Henrique Monteiro –
Expresso, opinião
A primeira
declaração é que conheço e sou amigo de Miguel Sousa Tavares, desde que ambos
éramos jovens jornalistas. O facto de ele ter reconhecido que se excedeu
ao chamar "palhaço" a Cavaco por se tratar do Chefe do Estado só lhe
fica bem. Como sei que diz a verdade, porque ele é assim, quando afirma que foi
atrás da pergunta.
Mas o que me
importa aqui não é tanto o facto. Não me parece ser passível de punição o
facto de alguém chamar palhaço a outrem, mesmo que outrem seja Presidente. A
sociedade portuguesa tem de saber distinguir entre o não se deve fazer com medo
de represálias e o que não se deve fazer por imperativo ético. E eu penso que
chamar "palhaço" ao Chefe do Estado deve repousar neste segundo
imperativo. Sobretudo para pessoas que têm bastante audiência no espaço
público.
"Palhaço",
chamado em sentido depreciativo, significa, segundo o dicionário, alguém que
não é levado a sério, bobo, pessoa que não merece consideração, pessoa que muda
constantemente de opinião. É por isso que chamar palhaço não é o mesmo que
chamar funâmbulo ou animador de pista ou outra qualquer profissão própria de um
circo. Embora o uso repetido de qualquer outra destas profissões, com um
sentido metafórico, ou seja diferente da literalidade, possa vir a resultar num
insulto. Imagine-se que se chamava sistematicamente ao político A
"equilibrista". Em breve a palavra teria o significado de um insulto.
Também não valem
argumentos, como já vi, segundo os quais cada um é livre de pensar o que quiser
do Chefe do Estado. A proteção do nome e da honra não visa permitir que
cada um diga o que pensa, mas justamente limitar a utilização de palavras e de conceitos
até ao admissível, de modo a não colocar em causa o outro, ou o que o outro
simboliza. A ideia não pode ser "eu acho que fulano é isto ou
aquilo", mas sim até onde é admissível que o outro admita (aqui não entro
em linha com acusações que se podem provar factualmente, claro).
Ontem mesmo,
Alfredo Barroso criticava Sousa Tavares por ele ter afirmado que embora não
tenha consideração política por Cavaco Silva tem respeito pelo Chefe do Estado.

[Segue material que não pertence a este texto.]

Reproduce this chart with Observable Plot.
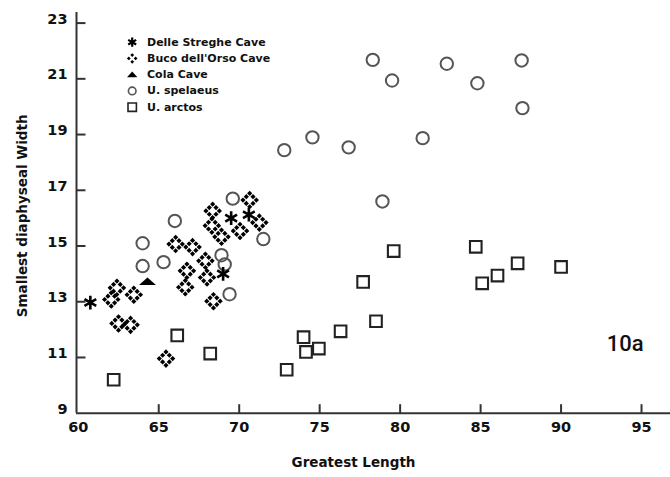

E interrogava se essa admiração em abstrato abrangia Américo Thomaz, o último
Presidente antes do 25 de Abril. É lamentável que um fundador do PS e
ex-chefe da Casa Civil de um PR confunda presidentes legitimamente eleitos em
regimes democráticos com pessoas não eleitas de regimes ilegítimos. É este tipo
de raciocínio em que os símbolos e os deveres dos cidadãos são malbaratados por
pessoas que se julgam donos do regime, ou morgados da pátria, que vai
destruindo o que resta da credibilidade do regime.
A somar a isto há a
radicalização que resulta da despersonalização das relações. Já chegava parte
da esquerda tornar monstruosos os seus adversários (a direita faz o mesmo, mas
em muito menor escala). Ou seja, os adversários nunca são pessoas de bem,
que têm uma ideia diferente, mas sempre seres estranhos que pretendem espalhar
o mal, como nas bandas desenhadas infantis. É pena que o debate, muitas vezes,
não passe deste nível. Mas a somar a esta espécie de desumanização do
adversário, a Internet veio possibilitar que, por detrás do anonimato, se torne
cada vez mais comum insultar a eito.
O resultado desta
forma de estar só pode ser mau. Acho que ninguém de bom senso tem dúvidas.